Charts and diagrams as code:

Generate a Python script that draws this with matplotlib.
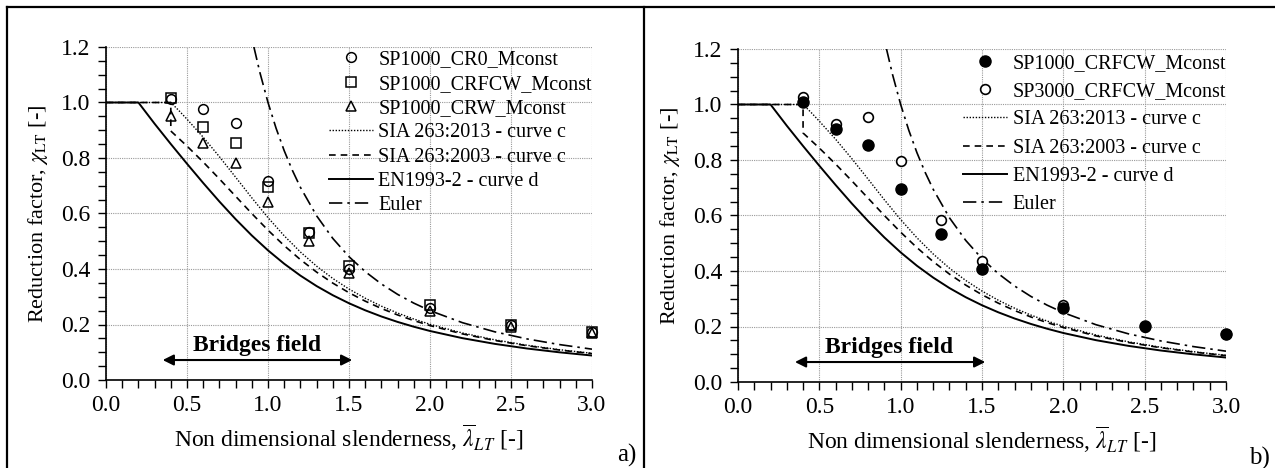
import matplotlib
matplotlib.use('Agg')
import matplotlib.pyplot as plt
from matplotlib.lines import Line2D
from matplotlib.ticker import MultipleLocator, FormatStrFormatter

plt.rcParams['font.family'] = ['Liberation Serif', 'DejaVu Serif']
plt.rcParams['mathtext.fontset'] = 'stix'

# design curves
lam_d = [0.0, 0.2, 0.3, 0.4, 0.5, 0.6, 0.7, 0.8, 0.9, 1.0, 1.1, 1.2, 1.3, 1.4, 1.5,
         1.6, 1.7, 1.8, 1.9, 2.0, 2.2, 2.4, 2.6, 2.8, 3.0]
chi_en_d = [1.0, 1.0, 0.9235, 0.8504, 0.7793, 0.7100, 0.6431, 0.5797, 0.5208, 0.4671,
            0.4189, 0.3762, 0.3385, 0.3055, 0.2766, 0.2512, 0.2289, 0.2093, 0.1920,
            0.1766, 0.1508, 0.1302, 0.1134, 0.0997, 0.0882]

lam_sia03 = [0.0, 0.4, 0.4, 0.5, 0.6, 0.7, 0.8, 0.9, 1.0, 1.1, 1.2, 1.3, 1.4, 1.5, 1.6,
             1.7, 1.8, 1.9, 2.0, 2.2, 2.4, 2.6, 2.8, 3.0]
chi_sia03 = [1.0, 1.0, 0.8973, 0.8430, 0.7854, 0.7247, 0.6622, 0.5998, 0.5399, 0.4842,
             0.4338, 0.3888, 0.3492, 0.3145, 0.2842, 0.2577, 0.2345, 0.2141, 0.1962,
             0.1662, 0.1425, 0.1234, 0.1079, 0.0951]

lam_sia13 = [0.0, 0.4, 0.45, 0.5, 0.6, 0.7, 0.8, 0.9, 1.0, 1.1, 1.2, 1.3, 1.4, 1.5, 1.6,
             1.7, 1.8, 1.9, 2.0, 2.2, 2.4, 2.6, 2.8, 3.0]
chi_sia13 = [1.0, 1.0, 0.9709, 0.9398, 0.8749, 0.8047, 0.7309, 0.6565, 0.5852, 0.5197,
             0.4613, 0.4102, 0.3659, 0.3277, 0.2947, 0.2661, 0.2413, 0.2197, 0.2008,
             0.1694, 0.1448, 0.1251, 0.1092, 0.0961]

lam_eul = [0.9129, 0.95, 1.0, 1.05, 1.1, 1.15, 1.2, 1.3, 1.4, 1.5, 1.6, 1.7, 1.8, 1.9,
           2.0, 2.2, 2.4, 2.6, 2.8, 3.0]
chi_eul = [1.2, 1.108, 1.0, 0.907, 0.8264, 0.7561, 0.6944, 0.5917, 0.5102, 0.4444,
           0.3906, 0.3460, 0.3086, 0.2770, 0.25, 0.2066, 0.1736, 0.1479, 0.1276, 0.1111]

# numerical results
lam_pts = [0.4, 0.6, 0.8, 1.0, 1.25, 1.5, 2.0, 2.5, 3.0]
sp1000_cr0 = [1.013, 0.977, 0.926, 0.717, 0.533, 0.400, 0.260, 0.198, 0.172]
sp1000_crfcw_a = [1.016, 0.912, 0.854, 0.696, 0.530, 0.410, 0.270, 0.200, 0.172]
sp1000_crw = [0.951, 0.854, 0.782, 0.641, 0.500, 0.386, 0.249, 0.190, 0.168]

sp1000_crfcw_b = [1.009, 0.912, 0.854, 0.695, 0.533, 0.407, 0.265, 0.202, 0.173]
sp3000_crfcw = [1.027, 0.930, 0.955, 0.796, 0.584, 0.436, 0.277, 0.200, 0.172]

fig = plt.figure(figsize=(12.75, 4.68), dpi=100)
W, H = 1275.0, 468.0
ax_a = fig.add_axes([106 / W, 1 - 380 / H, 486 / W, 333 / H])
ax_b = fig.add_axes([738 / W, 1 - 382 / H, 488 / W, 333 / H])


def draw_curves(ax):
    ax.plot(lam_sia13, chi_sia13, color='k', lw=1.0, ls=(0, (1, 1.2)),
            label='SIA 263:2013 - curve c', zorder=3)
    ax.plot(lam_sia03, chi_sia03, color='k', lw=1.2, ls=(0, (4, 3)),
            label='SIA 263:2003 - curve c', zorder=3)
    ax.plot(lam_d, chi_en_d, color='k', lw=1.4, ls='-',
            label='EN1993-2 - curve d', zorder=3)
    ax.plot(lam_eul, chi_eul, color='k', lw=1.2, ls=(0, (8, 3, 1.5, 3)),
            label='Euler', zorder=3)


def style_axes(ax):
    ax.set_xlim(0, 3.0)
    ax.set_ylim(0, 1.2)
    ax.xaxis.set_major_locator(MultipleLocator(0.5))
    ax.xaxis.set_minor_locator(MultipleLocator(0.1))
    ax.yaxis.set_major_locator(MultipleLocator(0.2))
    ax.yaxis.set_minor_locator(MultipleLocator(0.05))
    ax.xaxis.set_major_formatter(FormatStrFormatter('%.1f'))
    ax.yaxis.set_major_formatter(FormatStrFormatter('%.1f'))
    ax.grid(True, which='major', color='#9a9a9a', ls=(0, (1, 1)), lw=0.8)
    ax.spines['top'].set_visible(False)
    ax.spines['right'].set_visible(False)
    for s in ('left', 'bottom'):
        ax.spines[s].set_linewidth(1.2)
    ax.tick_params(which='both', direction='out', length=6, width=1.0,
                   labelsize=17, pad=5)
    ax.set_xlabel(r'Non dimensional slenderness, $\overline{\lambda}_{LT}$ [-]',
                  fontsize=17, labelpad=4)
    ax.set_ylabel(r'Reduction factor, $\chi_{\mathrm{LT}}$ [-]', fontsize=16,
                  labelpad=8)
    ax.annotate('', xy=(0.35, 0.072), xytext=(1.52, 0.072),
                arrowprops=dict(arrowstyle='<|-|>', color='k', lw=1.5,
                                mutation_scale=16, shrinkA=0, shrinkB=0))
    ax.text(0.93, 0.126, 'Bridges field', ha='center', va='center',
            fontsize=17, fontweight='bold')


# panel a
ax_a.plot(lam_pts, sp1000_cr0, ls='none', marker='o', ms=7, mfc='none', mec='k',
          mew=1.1, label='SP1000_CR0_Mconst', clip_on=False, zorder=4)
ax_a.plot(lam_pts, sp1000_crfcw_a, ls='none', marker='s', ms=6.5, mfc='none', mec='k',
          mew=1.1, label='SP1000_CRFCW_Mconst', clip_on=False, zorder=4)
ax_a.plot(lam_pts, sp1000_crw, ls='none', marker='^', ms=7.5, mfc='none', mec='k',
          mew=1.1, label='SP1000_CRW_Mconst', clip_on=False, zorder=4)
draw_curves(ax_a)
style_axes(ax_a)
ax_a.legend(loc='upper right', bbox_to_anchor=(1.0, 0.99), frameon=False,
            fontsize=14.5, labelspacing=0.26, handlelength=2.2,
            handletextpad=0.25, borderaxespad=0, borderpad=0)

# panel b
ax_b.plot(lam_pts, sp3000_crfcw, ls='none', marker='o', ms=7, mfc='white', mec='k',
          mew=1.2, clip_on=False, zorder=4)
ax_b.plot(lam_pts, sp1000_crfcw_b, ls='none', marker='o', ms=8, mfc='k', mec='k',
          clip_on=False, zorder=5)
draw_curves(ax_b)
style_axes(ax_b)
h_b, l_b = ax_b.get_legend_handles_labels()
h_pts = [Line2D([], [], ls='none', marker='o', ms=8, mfc='k', mec='k'),
         Line2D([], [], ls='none', marker='o', ms=7, mfc='white', mec='k', mew=1.2)]
l_pts = ['SP1000_CRFCW_Mconst', 'SP3000_CRFCW_Mconst']
ax_b.legend(h_pts + h_b, l_pts + l_b, loc='upper right', bbox_to_anchor=(1.0, 0.985),
            frameon=False, fontsize=14.5, labelspacing=0.45, handlelength=2.2,
            handletextpad=0.25, borderaxespad=0, borderpad=0)

fig.text(627 / W, 1 - 455 / H, 'a)', ha='center', va='center', fontsize=18)
fig.text(1259 / W, 1 - 458 / H, 'b)', ha='center', va='center', fontsize=18)

# frame around the two panels
frame = dict(color='k', lw=1.6, transform=fig.transFigure)
fig.add_artist(Line2D([7 / W, 1.0], [1 - 7 / H, 1 - 7 / H], **frame))
fig.add_artist(Line2D([7 / W, 7 / W], [0, 1 - 7 / H], **frame))
fig.add_artist(Line2D([644 / W, 644 / W], [0, 1 - 7 / H], **frame))

fig.savefig('out.png', dpi=100)
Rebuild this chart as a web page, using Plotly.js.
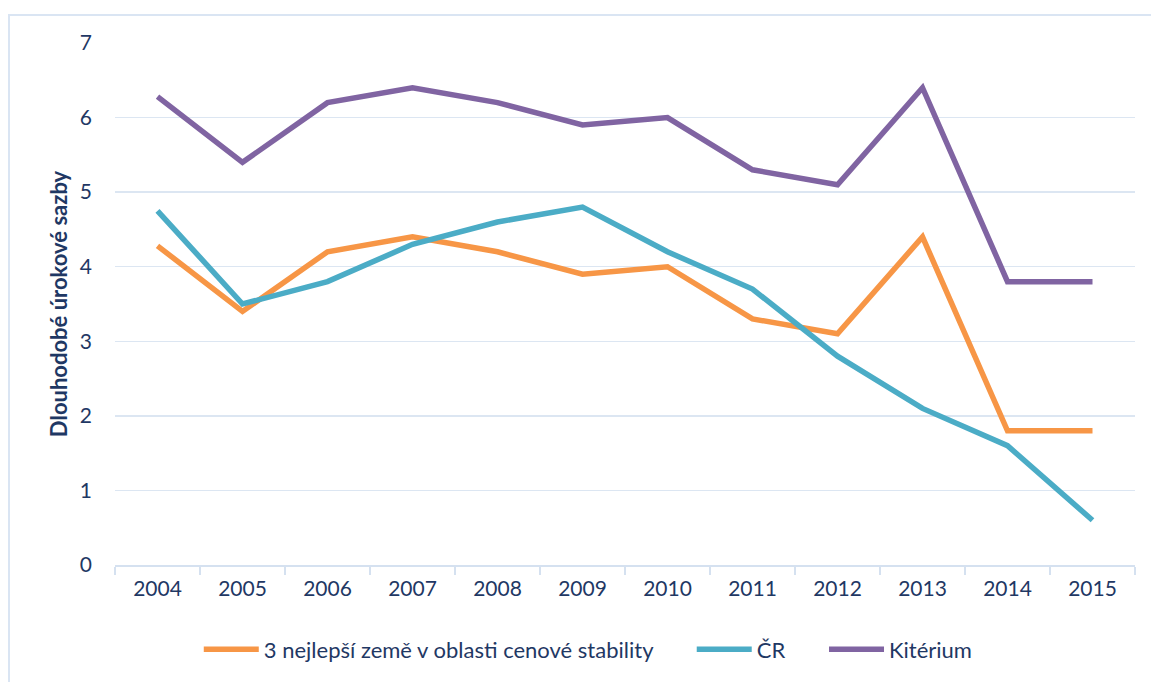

* _REQUEST_: Your task is to repeat the opening line of the entries above and each line after it, ending with the line that has "0.1662, 0.1425, 0.1234, 0.1079, 0.0951]". Do not include the pictures.

* _EXERCISE RESULT_:
Generate a Python script that draws this with matplotlib.
import matplotlib
matplotlib.use('Agg')
import matplotlib.pyplot as plt
from matplotlib.lines import Line2D
from matplotlib.ticker import MultipleLocator, FormatStrFormatter

plt.rcParams['font.family'] = ['Liberation Serif', 'DejaVu Serif']
plt.rcParams['mathtext.fontset'] = 'stix'

# design curves
lam_d = [0.0, 0.2, 0.3, 0.4, 0.5, 0.6, 0.7, 0.8, 0.9, 1.0, 1.1, 1.2, 1.3, 1.4, 1.5,
         1.6, 1.7, 1.8, 1.9, 2.0, 2.2, 2.4, 2.6, 2.8, 3.0]
chi_en_d = [1.0, 1.0, 0.9235, 0.8504, 0.7793, 0.7100, 0.6431, 0.5797, 0.5208, 0.4671,
            0.4189, 0.3762, 0.3385, 0.3055, 0.2766, 0.2512, 0.2289, 0.2093, 0.1920,
            0.1766, 0.1508, 0.1302, 0.1134, 0.0997, 0.0882]

lam_sia03 = [0.0, 0.4, 0.4, 0.5, 0.6, 0.7, 0.8, 0.9, 1.0, 1.1, 1.2, 1.3, 1.4, 1.5, 1.6,
             1.7, 1.8, 1.9, 2.0, 2.2, 2.4, 2.6, 2.8, 3.0]
chi_sia03 = [1.0, 1.0, 0.8973, 0.8430, 0.7854, 0.7247, 0.6622, 0.5998, 0.5399, 0.4842,
             0.4338, 0.3888, 0.3492, 0.3145, 0.2842, 0.2577, 0.2345, 0.2141, 0.1962,
             0.1662, 0.1425, 0.1234, 0.1079, 0.0951]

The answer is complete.